About once a quarter I put together what I call “Highlight Reel” for the COA Board of Trustees. This quarter there seemed to be loads of very good news across a wide spectrum of the COA community, so I thought I’d share it with a much wider audience.
Dear Trustees,
It’s still cold — I don’t think it got above freezing yesterday — but it smells like spring. And we took the yellow “Enter Through Side Door to Conserve Heat” sign down from the Turrets front door, so that makes it officially spring.
There’s always a lot going on here, but this time around the good news feels more plentiful. As such, enjoy the many but brief blurbs of the Hopeful Spring Highlight Reel:
- Senior Moni Ayoub is a 2019/2020 Thomas J. Watson Fellow. She’ll be exploring domestic violence in Egypt, Tunisia, Argentina, and Sweden.
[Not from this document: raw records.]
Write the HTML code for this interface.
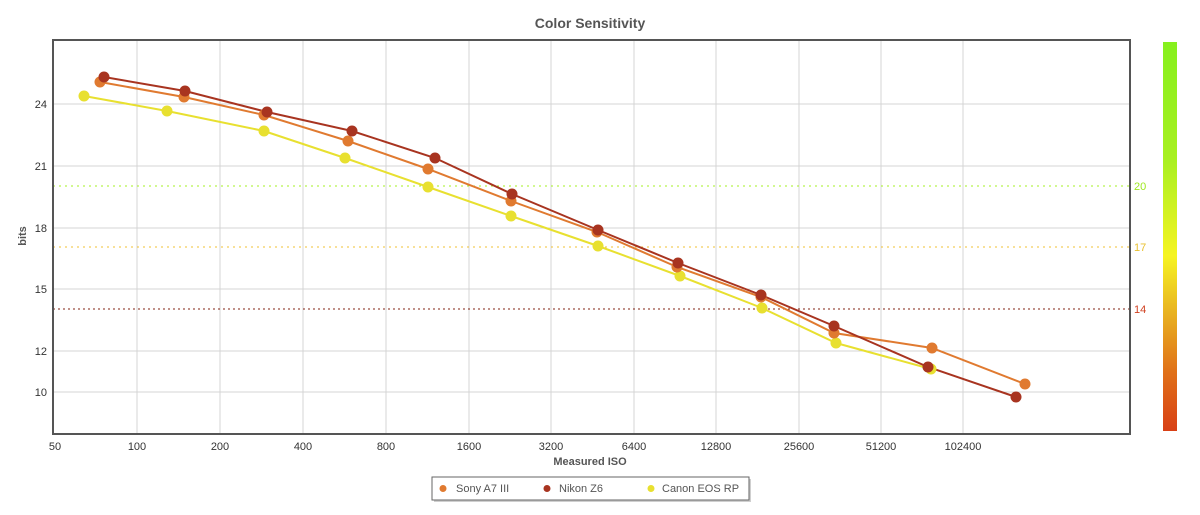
<!DOCTYPE html>
<html><head><meta charset="utf-8"><style>
body{margin:0;background:#fff;}
svg{display:block;font-family:"Liberation Sans","DejaVu Sans",sans-serif;}
</style></head><body>
<svg width="1200" height="515" viewBox="0 0 1200 515" xmlns="http://www.w3.org/2000/svg">
<defs>
<linearGradient id="cb" x1="0" y1="0" x2="0" y2="1">
<stop offset="0" stop-color="#86f01e"/>
<stop offset="0.3" stop-color="#a8f020"/>
<stop offset="0.55" stop-color="#f6f420"/>
<stop offset="0.7" stop-color="#e8b020"/>
<stop offset="0.85" stop-color="#e07018"/>
<stop offset="1" stop-color="#d84016"/>
</linearGradient>
</defs>
<text x="590" y="28" text-anchor="middle" font-size="14" font-weight="bold" fill="#555">Color Sensitivity</text>
<g stroke="#d4d4d4" stroke-width="1">
<line x1="137" y1="40" x2="137" y2="434"/><line x1="220" y1="40" x2="220" y2="434"/>
<line x1="303" y1="40" x2="303" y2="434"/><line x1="386" y1="40" x2="386" y2="434"/>
<line x1="469" y1="40" x2="469" y2="434"/><line x1="551" y1="40" x2="551" y2="434"/>
<line x1="634" y1="40" x2="634" y2="434"/><line x1="716" y1="40" x2="716" y2="434"/>
<line x1="799" y1="40" x2="799" y2="434"/><line x1="881" y1="40" x2="881" y2="434"/>
<line x1="963" y1="40" x2="963" y2="434"/>
<line x1="53" y1="104" x2="1130" y2="104"/><line x1="53" y1="166" x2="1130" y2="166"/>
<line x1="53" y1="228" x2="1130" y2="228"/><line x1="53" y1="289" x2="1130" y2="289"/>
<line x1="53" y1="351" x2="1130" y2="351"/><line x1="53" y1="392" x2="1130" y2="392"/>
</g>
<line x1="53" y1="186" x2="1130" y2="186" stroke="#a6f020" stroke-dasharray="2,4"/>
<line x1="53" y1="247" x2="1130" y2="247" stroke="#f0c030" stroke-dasharray="2,4"/>
<line x1="53" y1="309" x2="1130" y2="309" stroke="#802010" stroke-dasharray="2,3"/>
<text x="1134" y="190" font-size="11" fill="#9ee820">20</text>
<text x="1134" y="251" font-size="11" fill="#e8c030">17</text>
<text x="1134" y="313" font-size="11" fill="#d04020">14</text>
<rect x="53" y="40" width="1077" height="394" fill="none" stroke="#555" stroke-width="2"/>
<g font-size="11" fill="#333" text-anchor="end">
<text x="47" y="108">24</text><text x="47" y="170">21</text><text x="47" y="232">18</text>
<text x="47" y="293">15</text><text x="47" y="355">12</text><text x="47" y="396">10</text>
</g>
<g font-size="11" fill="#333" text-anchor="middle">
<text x="55" y="450">50</text><text x="137" y="450">100</text><text x="220" y="450">200</text>
<text x="303" y="450">400</text><text x="386" y="450">800</text><text x="469" y="450">1600</text>
<text x="551" y="450">3200</text><text x="634" y="450">6400</text><text x="716" y="450">12800</text>
<text x="799" y="450">25600</text><text x="881" y="450">51200</text><text x="963" y="450">102400</text>
</g>
<text x="590" y="465" text-anchor="middle" font-size="11" font-weight="bold" fill="#555">Measured ISO</text>
<text transform="translate(26,236) rotate(-90)" text-anchor="middle" font-size="11" font-weight="bold" fill="#555">bits</text>
<rect x="1163" y="42" width="14" height="389" fill="url(#cb)"/>
<g fill="none" stroke-width="2">
<polyline stroke="#e8e030" points="84,96 167,111 264,131 345,158 428,187 511,216 598,246 680,276 762,308 836,343 931,369"/>
<polyline stroke="#e07a30" points="100,82 184,97 264,115 348,141 428,169 511,201 597,232 677,267 761,297 834,333 932,348 1025,384"/>
<polyline stroke="#a83420" points="104,77 185,91 267,112 352,131 435,158 512,194 598,230 678,263 761,295 834,326 928,367 1016,397"/>
</g>
<g fill="#e8e030">
<circle cx="84" cy="96" r="5.5"/><circle cx="167" cy="111" r="5.5"/><circle cx="264" cy="131" r="5.5"/><circle cx="345" cy="158" r="5.5"/><circle cx="428" cy="187" r="5.5"/><circle cx="511" cy="216" r="5.5"/><circle cx="598" cy="246" r="5.5"/><circle cx="680" cy="276" r="5.5"/><circle cx="762" cy="308" r="5.5"/><circle cx="836" cy="343" r="5.5"/><circle cx="931" cy="369" r="5.5"/>
</g>
<g fill="#e07a30">
<circle cx="100" cy="82" r="5.5"/><circle cx="184" cy="97" r="5.5"/><circle cx="264" cy="115" r="5.5"/><circle cx="348" cy="141" r="5.5"/><circle cx="428" cy="169" r="5.5"/><circle cx="511" cy="201" r="5.5"/><circle cx="597" cy="232" r="5.5"/><circle cx="677" cy="267" r="5.5"/><circle cx="761" cy="297" r="5.5"/><circle cx="834" cy="333" r="5.5"/><circle cx="932" cy="348" r="5.5"/><circle cx="1025" cy="384" r="5.5"/>
</g>
<g fill="#a83420">
<circle cx="104" cy="77" r="5.5"/><circle cx="185" cy="91" r="5.5"/><circle cx="267" cy="112" r="5.5"/><circle cx="352" cy="131" r="5.5"/><circle cx="435" cy="158" r="5.5"/><circle cx="512" cy="194" r="5.5"/><circle cx="598" cy="230" r="5.5"/><circle cx="678" cy="263" r="5.5"/><circle cx="761" cy="295" r="5.5"/><circle cx="834" cy="326" r="5.5"/><circle cx="928" cy="367" r="5.5"/><circle cx="1016" cy="397" r="5.5"/>
</g>
<rect x="434" y="479" width="317" height="23" fill="#888" opacity="0.4"/>
<rect x="432" y="477" width="317" height="23" fill="#fff" stroke="#666" stroke-width="1"/>
<g font-size="11" fill="#555">
<circle cx="443" cy="488.5" r="3.5" fill="#e07a30"/><text x="456" y="492">Sony A7 III</text>
<circle cx="547" cy="488.5" r="3.5" fill="#a83420"/><text x="559" y="492">Nikon Z6</text>
<circle cx="651" cy="488.5" r="3.5" fill="#e8e030"/><text x="662" y="492">Canon EOS RP</text>
</g>
</svg>
</body></html>
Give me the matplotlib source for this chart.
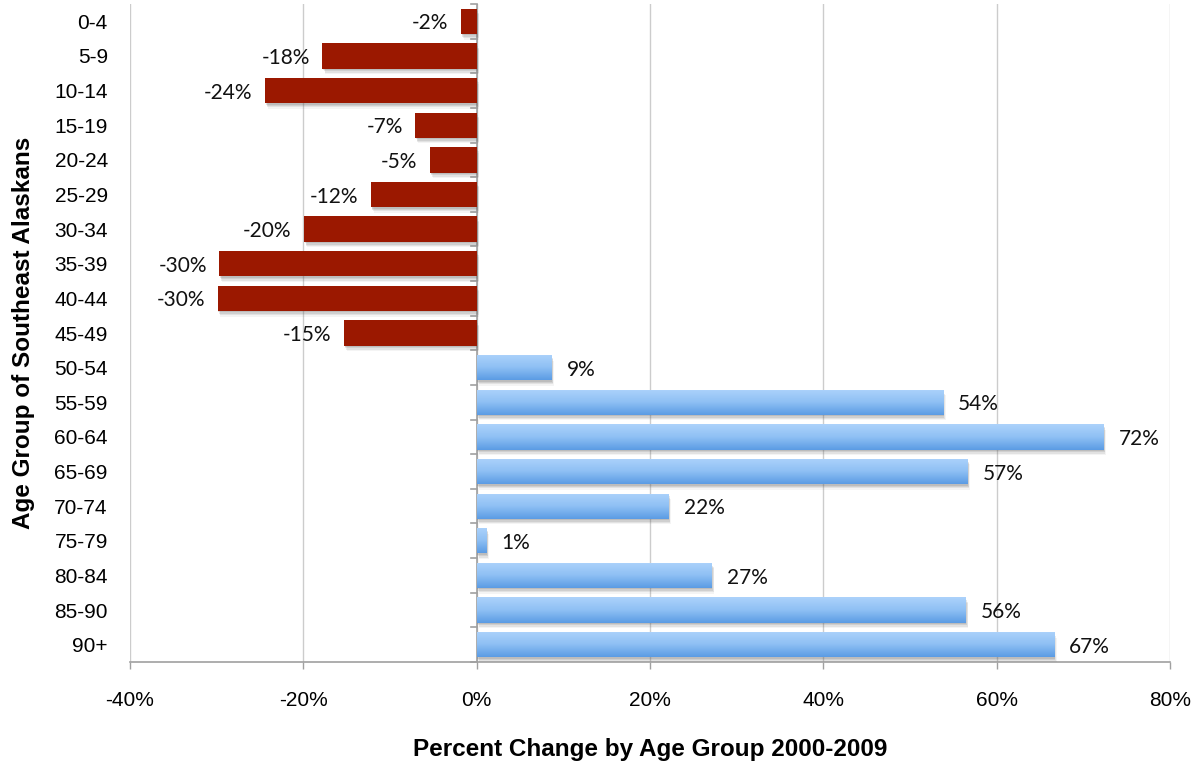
import matplotlib.pyplot as plt
import matplotlib.patheffects as pe
import numpy as np
from matplotlib.colors import LinearSegmentedColormap

ages = ['0-4', '5-9', '10-14', '15-19', '20-24', '25-29', '30-34', '35-39',
        '40-44', '45-49', '50-54', '55-59', '60-64', '65-69', '70-74',
        '75-79', '80-84', '85-90', '90+']
change = [-1.8, -17.8, -24.4, -7.1, -5.4, -12.2, -19.9, -29.7, -29.9, -15.3,
          8.6, 53.8, 72.3, 56.6, 22.1, 1.1, 27.1, 56.4, 66.6]
xticks = [-40, -20, 0, 20, 40, 60, 80]

fig = plt.figure(figsize=(12.04, 7.61), dpi=100)
ax = fig.add_axes([0.108, 0.1301, 0.8638, 0.8646])

red = '#9b1800'
blue_cmap = LinearSegmentedColormap.from_list('bluegrad', ['#acd2fb', '#8fc0f4', '#5b9ce4'])
grad = np.linspace(0, 1, 64).reshape(-1, 1)
# soft drop shadow built from a few faint offset copies
shadow = [pe.SimplePatchShadow(offset=o, shadow_rgbFace='#666666', alpha=a)
          for o, a in [((0.5, -1), 0.18), ((1, -2), 0.15), ((1.5, -3), 0.12), ((2, -4), 0.07)]]
shadow.append(pe.Normal())

lab_font = dict(fontsize=15, family='Lato', color='#111111')

y = np.arange(len(ages))
h = 0.73
for yi, v in zip(y, change):
    if v < 0:
        ax.barh(yi, v, height=h, color=red, zorder=3, path_effects=shadow)
        ax.annotate('%d%%' % round(v), (v, yi), xytext=(-9, -1.5), textcoords='offset points',
                    ha='right', va='center', **lab_font)
    else:
        b = ax.barh(yi, v, height=h, color='#5b9ce4', zorder=3, path_effects=shadow)[0]
        im = ax.imshow(grad, cmap=blue_cmap, aspect='auto', zorder=4,
                       extent=[0, v, yi + h / 2, yi - h / 2])
        im.set_clip_path(b)
        ax.annotate('%d%%' % round(v), (v, yi), xytext=(11, -1.5), textcoords='offset points',
                    ha='left', va='center', **lab_font)

ax.set_xlim(-40, 80)
ax.set_ylim(len(ages) - 0.5, -0.5)
ax.set_xticks(xticks)
ax.set_xticklabels(['%d%%' % t for t in xticks], fontsize=15, family='Liberation Sans')
ax.set_yticks(y)
ax.set_yticklabels(ages, fontsize=15, family='Liberation Sans')
ax.tick_params(axis='y', length=0, pad=16)
ax.tick_params(axis='x', length=5, width=1, color='#a0a0a0', pad=16)

# grid lines and category axis at zero with ticks between categories
for t in xticks:
    ax.axvline(t, color='#cccccc', lw=1, zorder=1)
ax.axvline(0, color='#a0a0a0', lw=1.2, zorder=2)
for b in np.arange(-0.5, len(ages)):
    ax.plot([-0.7, 0], [b, b], color='#a0a0a0', lw=1.2, zorder=2, clip_on=False)

for s in ['top', 'right', 'left']:
    ax.spines[s].set_visible(False)
ax.spines['bottom'].set_color('#a0a0a0')
ax.spines['bottom'].set_linewidth(1.2)

ax.set_xlabel('Percent Change by Age Group 2000-2009', fontsize=17.5, fontweight='bold',
              family='Liberation Sans', labelpad=20)
ax.set_ylabel('Age Group of Southeast Alaskans', fontsize=17.5, fontweight='bold',
              family='Liberation Sans', labelpad=14)

fig.savefig('out.png', dpi=100)
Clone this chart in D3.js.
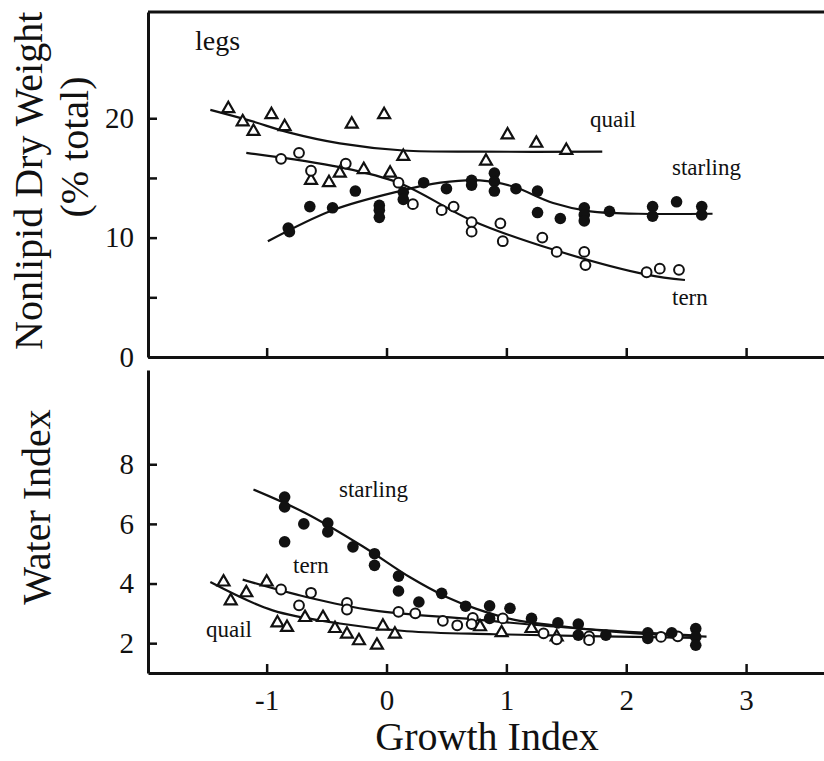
<!DOCTYPE html>
<html>
<head>
<meta charset="utf-8">
<script src="https://cdn.jsdelivr.net/npm/d3@7"></script>
<style>
  body { margin: 0; background: #fff; }
  svg { display: block; }
  text { font-family: "Liberation Serif", "DejaVu Serif", serif; fill: #111; }
</style>
</head>
<body>
<svg id="chart" width="824" height="761"></svg>
<script>
// ---- data (growth index, value) ----
// top panel: nonlipid dry weight of legs (% total)
var quailLegs = [[-1.32,20.8],[-1.2,19.7],[-1.11,18.9],[-0.96,20.3],[-0.85,19.3],[-0.29,19.5],
  [-0.02,20.3],[0.14,16.8],[-0.63,14.8],[-0.48,14.6],[-0.39,15.4],[-0.19,15.7],[0.03,15.4],
  [0.83,16.4],[1.01,18.6],[1.25,17.9],[1.5,17.3]];
var ternLegs = [[-0.88,16.6],[-0.73,17.1],[-0.63,15.6],[-0.34,16.2],[0.1,14.6],[0.22,12.8],
  [0.46,12.3],[0.56,12.6],[0.71,11.3],[0.71,10.5],[0.95,11.2],[0.97,9.7],[1.3,10.0],
  [1.42,8.8],[1.65,8.8],[1.66,7.7],[2.17,7.1],[2.28,7.4],[2.44,7.3]];
var starlingLegs = [[-0.82,10.8],[-0.81,10.5],[-0.64,12.6],[-0.45,12.5],[-0.26,13.9],[-0.06,12.7],
  [-0.06,12.3],[-0.06,11.7],[0.14,13.8],[0.14,13.2],[0.31,14.6],[0.5,14.1],[0.71,14.8],
  [0.71,14.4],[0.9,15.4],[0.9,14.7],[0.9,13.9],[1.08,14.1],[1.26,13.9],[1.26,12.1],
  [1.45,11.6],[1.65,12.5],[1.65,11.9],[1.65,11.4],[1.86,12.2],[2.22,12.6],[2.22,11.8],
  [2.42,13.0],[2.63,12.6],[2.63,11.9]];
var quailLegsFit = [[-1.47,20.7],[-1.14,19.8],[-0.81,18.8],[-0.39,17.9],[0.14,17.3],[0.78,17.2],[1.8,17.2]];
var ternLegsFit = [[-1.17,17.1],[-0.39,15.9],[0.1,14.6],[0.72,11.4],[1.39,9.0],[2.17,6.9],[2.49,6.45]];
var starlingLegsFit = [[-0.99,9.7],[-0.45,12.3],[0.11,13.9],[0.45,14.6],[0.78,14.8],[1.05,14.3],
  [1.39,12.9],[1.7,12.2],[2.1,12.0],[2.72,12.0]];

// bottom panel: water index
var starlingWater = [[-0.85,6.9],[-0.85,6.57],[-0.85,5.4],[-0.69,6.0],[-0.49,6.03],[-0.49,5.73],
  [-0.28,5.23],[-0.1,5.0],[-0.1,4.61],[0.1,4.25],[0.1,3.75],[0.27,3.38],[0.46,3.67],[0.66,3.24],
  [0.86,3.25],[0.86,2.83],[1.03,3.17],[1.21,2.83],[1.43,2.68],[1.6,2.64],[1.6,2.27],[1.83,2.27],
  [2.18,2.35],[2.18,2.16],[2.38,2.35],[2.58,2.49],[2.58,2.21],[2.58,1.93]];
var ternWater = [[-0.88,3.8],[-0.63,3.69],[-0.73,3.27],[-0.33,3.35],[-0.33,3.13],[0.1,3.05],
  [0.24,3.0],[0.47,2.75],[0.59,2.6],[0.72,2.85],[0.71,2.64],[0.97,2.83],[1.31,2.33],[1.42,2.13],
  [1.69,2.23],[1.69,2.1],[2.29,2.21],[2.43,2.23]];
var quailWater = [[-1.36,4.05],[-1.3,3.42],[-1.17,3.69],[-1.0,4.05],[-0.91,2.68],[-0.83,2.53],
  [-0.68,2.86],[-0.53,2.86],[-0.43,2.49],[-0.33,2.3],[-0.23,2.08],[-0.08,1.93],[-0.03,2.57],
  [0.07,2.3],[0.78,2.55],[0.96,2.35],[1.21,2.49],[1.42,2.21]];
var starlingWaterFit = [[-1.11,7.15],[-0.67,6.35],[-0.2,5.25],[0.2,4.2],[0.5,3.55],[0.75,3.15],
  [1.05,2.8],[1.5,2.55],[2.0,2.35],[2.67,2.22]];
var ternWaterFit = [[-1.2,4.13],[-0.67,3.55],[-0.11,3.1],[0.72,2.8],[1.61,2.49],[2.6,2.25]];
var quailWaterFit = [[-1.47,4.05],[-0.95,3.1],[-0.39,2.66],[0.17,2.4],[0.9,2.3],[2.6,2.18]];

var xTicks = [-1, 0, 1, 2, 3];
var topTicks = [0, 5, 10, 15, 20];
var topLabels = [0, 10, 20];
var bottomTicks = [2, 4, 6, 8];

// ---- layout ----
var svg = d3.select("#chart");
var x = d3.scaleLinear().domain([-1.99, 3.65]).range([148, 824]);
var yTop = d3.scaleLinear().domain([0, 28.9]).range([357, 12]);
var yBot = d3.scaleLinear().domain([1, 11.16]).range([673, 370]);

function drawAxes(y, ticks, labels, showX) {
  var left = svg.append("g")
    .attr("transform", "translate(" + x.range()[0] + ",0)")
    .call(d3.axisLeft(y).tickValues(ticks).tickSize(-9).tickSizeOuter(0).tickPadding(14)
      .tickFormat(function (d) { return labels.indexOf(d) >= 0 ? d : ""; }));
  var bottom = svg.append("g")
    .attr("transform", "translate(0," + y.range()[0] + ")")
    .call(d3.axisBottom(x).tickValues(xTicks).tickSize(-9).tickSizeOuter(0).tickPadding(16)
      .tickFormat(function (d) { return showX ? d : ""; }));
  [left, bottom].forEach(function (g) {
    g.select(".domain").attr("stroke", "#111").attr("stroke-width", 3);
    g.selectAll(".tick line").attr("stroke", "#111").attr("stroke-width", 2.5);
    g.selectAll(".tick text").style("font-size", "29px")
      .style("font-family", "Liberation Serif").attr("fill", "#111");
  });
}

drawAxes(yTop, topTicks, topLabels, false);
drawAxes(yBot, bottomTicks, bottomTicks, true);

// top frame line of upper panel
svg.append("line")
  .attr("x1", x.range()[0]).attr("x2", x.range()[1])
  .attr("y1", yTop.range()[1]).attr("y2", yTop.range()[1])
  .attr("stroke", "#111").attr("stroke-width", 3);

function drawFit(data, y) {
  var line = d3.line()
    .x(function (d) { return x(d[0]); })
    .y(function (d) { return y(d[1]); })
    .curve(d3.curveCatmullRom.alpha(0.5));
  svg.append("path").datum(data).attr("d", line)
    .attr("fill", "none").attr("stroke", "#111").attr("stroke-width", 2.2);
}

function drawPoints(data, y, kind) {
  var g = svg.append("g");
  if (kind === "triangle") {
    g.selectAll("path").data(data).enter().append("path")
      .attr("d", d3.symbol(d3.symbolTriangle).size(62))
      .attr("transform", function (d) { return "translate(" + x(d[0]) + "," + y(d[1]) + ")"; })
      .attr("fill", "#fff").attr("stroke", "#111").attr("stroke-width", 2.2);
  } else {
    g.selectAll("circle").data(data).enter().append("circle")
      .attr("cx", function (d) { return x(d[0]); })
      .attr("cy", function (d) { return y(d[1]); })
      .attr("r", kind === "filled" ? 5.8 : 4.9)
      .attr("fill", kind === "filled" ? "#111" : "#fff")
      .attr("stroke", "#111").attr("stroke-width", kind === "filled" ? 0 : 2);
  }
}

// top panel
drawFit(quailLegsFit, yTop);
drawFit(ternLegsFit, yTop);
drawFit(starlingLegsFit, yTop);
drawPoints(quailLegs, yTop, "triangle");
drawPoints(ternLegs, yTop, "open");
drawPoints(starlingLegs, yTop, "filled");

// bottom panel
drawFit(starlingWaterFit, yBot);
drawFit(ternWaterFit, yBot);
drawFit(quailWaterFit, yBot);
drawPoints(quailWater, yBot, "triangle");
drawPoints(ternWater, yBot, "open");
drawPoints(starlingWater, yBot, "filled");

// labels
function label(txt, px, py, size) {
  svg.append("text").attr("x", px).attr("y", py).style("font-size", size + "px").text(txt);
}
label("legs", 195, 50, 28);
label("quail", 590, 127, 23);
label("starling", 672, 175, 23);
label("tern", 672, 305, 23);
label("starling", 339, 497, 23);
label("tern", 293, 573, 23);
label("quail", 206, 637, 23);

svg.append("text")
  .attr("transform", "translate(42,350) rotate(-90)")
  .style("font-size", "40px").text("Nonlipid Dry Weight");
svg.append("text")
  .attr("transform", "translate(88,147) rotate(-90)")
  .attr("text-anchor", "middle")
  .style("font-size", "40px").text("(% total)");
svg.append("text")
  .attr("transform", "translate(50,507) rotate(-90)")
  .attr("text-anchor", "middle")
  .style("font-size", "40px").text("Water Index");
svg.append("text")
  .attr("x", 487).attr("y", 750)
  .attr("text-anchor", "middle")
  .style("font-size", "40px").text("Growth Index");
</script>
</body>
</html>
- Student Lika Uehara ’20 is a 2019 Projects for Peace winner and will be developing a mobile library for rural communities on Mexico’s Yucatan Peninsula.
- Faculty member Doreen Stabinsky has a co-authored a new book entitled Environmental Politics for a Changing World with her colleague Ronnie D. Lipschutz. The text was published by Rowman & Littlefield and can be purchased here on Amazon.
- Capital campaign success has meant that two faculty are now named chairs. Dr. Steven Ressel was recently named the Kim. M. Wentworth Chair in Environmental Studies. After excellent work and long-term negotiating by Lynn Boulger, Jodi Baker is now the Joanne Woodward and Paul Newman Chair in the Performing Arts. Recall that Joanne and Paul’s daughter Nell is a COA alumna from the early 1980s. That brings our total number of endowed faculty positions to 15.
- Trustees unanimously supported the purchase of a set of town homes to add about 30 new beds to our suite of COA-managed housing. We are finalizing the building inspection this week and, assuming all goes well, we will be under contract in just a few days and getting the place ready for students soon thereafter.
- Our Dean of Admission Heather Albert-Knopp organized a conference session called Major Issues: Moving Beyond the Major and Minor Conversationfor the upcoming National Association for College Admissions Counseling meeting this June. She’ll be collaborating with colleagues from Bard College, St. John’s College, and Hampshire College on that symposium.
- Bill Carpenter will be retiring this Spring. We’re working with Bill and local filmmaker Peter Logue in the publication of our 50th anniversary documentary film and using his last COA class (called The Big Bang, an intellectual and institutional history of COA) as a cornerstone for the film.
- All of the boxes have been checked for the Center for Human Ecology (with the town and state). Site work will begin next month and construction will begin in May. Please mark Saturday, May 25 on your calendars — that will be our ground breaking ceremony here on the COA campus!
- Graduation will be here before you know it — Saturday, June 8th. Our commencement speaker will be Koko Kondo, a Japanese peace activist, Hiroshima survivor, and featured personality in John Hersey’s Hiroshima.
- We have nine candidates to consider for the Administrative Dean/CFO position. In short order the selection committee (of trustees, staff, faculty, students) will narrow that field to three finalists who will visit campus this spring.
- Our friends and partners at MD365 held their annual Business Bootcamp, a program designed and led by our own Jay Friedlander. Ten startups pitched their business ideas in the Northeast Harbor Neighborhood House and COA alumnae Joanna Fogg and Teagan White of Bar Harbor Oyster Company were the Audience Choice award winners and received $5000 in support of their business.
- Ken Hill, former Faculty Dean is now Provost and should forever be addressed as Provost Hill!
I could go on, but I’ll let those sink in for awhile.
Enjoy the spring,
Darron
Ps. OK, one more:
- The tree sap is flowing and we will be tapping and boiling up our 2019 Château COA Small Batch Maple Syrup… it will be very expensive, but I should be able to cut you a deal! 😉
Sweet! (And not just the maple syrup.)